After having to stomach $31B worth of bitter mortgage settlements with government agencies a few years ago, J.P. Morgan swore off a huge swath of the home loan market.
Gone were borrowers with anything much less than pristine credit ratings.
The cost of managing delinquent accounts and the threat of huge legal penalties were written off as not worth the risk.
Better instead to focus on wealthier customers who wanted jumbo-sized loans that are beyond the reach of government housing finance agencies.
But there was a problem: Chase was leaving behind many of its mass market customers who were going to competitors for the conventional and government-guaranteed loans they wanted.
Now, the bank’s management team, led by CEO Jamie Dimon, is working fiercely to change course – hoping to not only bring back customers, but influence what could be a reshaping of U.S. mortgage finance policy for the first time in a generation.
Customers will soon start seeing signs of this effort.
Next month, Chase plans to launch advertising featuring Drew and Jonathan Scott, stars of the popular reality “Property Brothers” shows.
In addition to TV spots, the campaign will feature cardboard cutouts of the telegenic twins in Chase branches.
Chase is also in the process of boosting its mortgage lending force by 10 percent, upgrading its loan-making software and jazzing up its smartphone app with more mortgage account tools.
At the moment, fewer than one in 10 Chase customers with home loans got them directly from Chase, a situation consumer banking chief Gordon Smith recently described as “terrible.”
“It is time to go after the opportunity we have with our own customers,” Mike Weinbach, the bank’s mortgage chief, said in an interview.
J.P. Morgan is not the only major bank that is restless after having stepped back from the U.S. mortgage market in the aftermath of the housing crisis last decade.
At Bank of America, executives say they are no more content with fewer than two in 10 of their customers with mortgage loans having borrowed from their bank.

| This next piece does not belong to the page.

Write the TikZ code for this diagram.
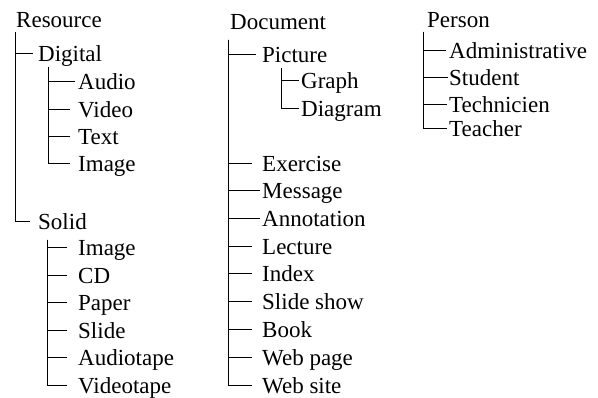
\documentclass[tikz,border=0pt]{standalone}
\usepackage{fontspec}
\setmainfont{Liberation Serif}

\tikzset{
    term/.style={anchor=west,inner sep=0pt,text height=15.2pt,text depth=0pt,
        font=\fontsize{23}{27}\selectfont},
    branch/.style={line width=1pt,shorten >=#1},
    branch/.default=0pt
}

\begin{document}
\begin{tikzpicture}[x=1pt,y=-1pt]
            \useasboundingbox (0,0) rectangle (598,398);
            % Resource
            \node[term] (res) at (16,20) {Resource};
            \coordinate (res-t) at (15,32);
            \node[term] (dig) at (38,53.5) {Digital};
            \node[term] (sol) at (38,222) {Solid};
            \draw[branch=5pt] (res-t) |- (dig.west);
            \draw[branch=8pt] (res-t) |- (sol.west);
            \coordinate (dig-t) at (48,67);
            \foreach \name/\y/\g [count=\i] in
                {Audio/82/3,Video/109.5/8,Text/137/8,Image/164/8}
            {
                \node[term] (dig\i) at (78,\y) {\name};
                \draw[branch=\g pt] (dig-t) |- (dig\i.west);
            }
            \coordinate (sol-t) at (47,240);
            \foreach \name/\y [count=\i] in
                {Image/248,CD/275.5,Paper/303,Slide/330.5,Audiotape/358,Videotape/385.5}
            {
                \node[term] (sol\i) at (78,\y) {\name};
                \draw[branch=11pt] (sol-t) |- (sol\i.west);
            }
            % Document
            \node[term] (doc) at (230,22) {Document};
            \coordinate (doc-t) at (228,40);
            \node[term] (pic) at (262,55) {Picture};
            \draw[branch=6pt] (doc-t) |- (pic.west);
            \coordinate (pic-t) at (281,68);
            \node[term] (graph) at (301,81) {Graph};
            \node[term] (diag) at (301,109) {Diagram};
            \draw[branch=2pt] (pic-t) |- (graph.west);
            \draw[branch=2pt] (pic-t) |- (diag.west);
            \foreach \name/\y/\g [count=\i] in
                {Exercise/163.5/10,Message/191/2,Annotation/218.5/2,Lecture/246.5/10,
                 Index/274/10,Slide show/302/10,Book/330/10,Web page/358/10,Web site/386/10}
            {
                \node[term] (doc\i) at (262,\y) {\name};
                \draw[branch=\g pt] (doc-t) |- (doc\i.west);
            }
            % Person
            \node[term] (per) at (427,20) {Person};
            \coordinate (per-t) at (423,32);
            \foreach \name/\y/\g [count=\i] in
                {Administrative/50.5/3,Student/78/1,Technicien/104.5/2,Teacher/129/2}
            {
                \node[term] (per\i) at (449,\y) {\name};
                \draw[branch=\g pt] (per-t) |- (per\i.west);
            }
        \end{tikzpicture}
\end{document}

Mortgage companies such as Quicken, Caliber and loanDepot.com scooped up much of the business from battered banks.
J.P. Morgan’s $31 billion cost of 13 mortgage-related legal settlements was second only to Bank of America’s $71 billion, according to data collected by bank analysts at Keefe, Bruyette & Woods.
Still, J.P. Morgan’s mortgage retreat stands out because the bank has used its scale and financial strength to gobble up market share in many other businesses, from credit cards and deposit-taking to commercial lending and Wall Street banking.
Its share of all mortgage loans made directly by lenders fell to 2.8% last year from 12.6% in 2011.
Logically, it should be close to Chase’s 8.3% of share of retail deposits, said Guy Cecala, CEO of Inside Mortgage Finance.
Chase opted to go after better-off borrowers who took out so-called jumbo loans in excess of the Fannie and Freddie limit, which then was $417,000 in most parts of the United States.
Last year, jumbos were 49% of all loans Chase made, up from 14% in 2013. But jumbos account for only 18% of U.S. mortgages. By turning from bigger parts of the market, J.P. Morgan was hurting its wider consumer franchise.
That could be costly if it persists.
Customers without Chase mortgages are twice as likely to leave as those who have them from the bank, Weinbach said.
And, checking and savings account customers who get their home loans from Chase tend to add to their deposits.
Management’s effort to swing back may already be bearing some fruit. J.P. Morgan said that it made $9 billion of home loans directly to customers in the first quarter, 3% more than in the same period a year earlier.
Chase’s shift comes amid crosscurrents in the mortgage market.
The latest wave of loans for refinancing is abating as interest rates rise.
That has reduced revenue across the industry.
But bank executives also see other conditions improving.
Federal housing agencies have been loosening policies to help middle America get access to more credit.
The millennial generation has also begun reaching the nesting age, leading to a new crop of home buyers.
The GSEs have already adjusted some rules to be less financially threatening to lenders.
For instance, they dropped a demand that banks take back loans that default after three years unless there has been fraud.
Dimon sees a chance to get more relief from the government.
This month he used four pages of his annual letter to shareholders to outline more changes he wants to see.
He expressed particular concern about a bank’s costs and liability when loans it underwrites default.
Current rules have made lenders so cautious that they have not funded an additional $300 billion to $500 billion of loans for home purchases in each of the last five years, J.P. Morgan analysts estimate.
The cost to the economy, they believe, has been one third of a percentage point of annual growth.
“If that number is right, shame on us,” Dimon told reporters on the bank’s post-earnings conference call.
“We should have done something about that. And, it can be done very quickly.”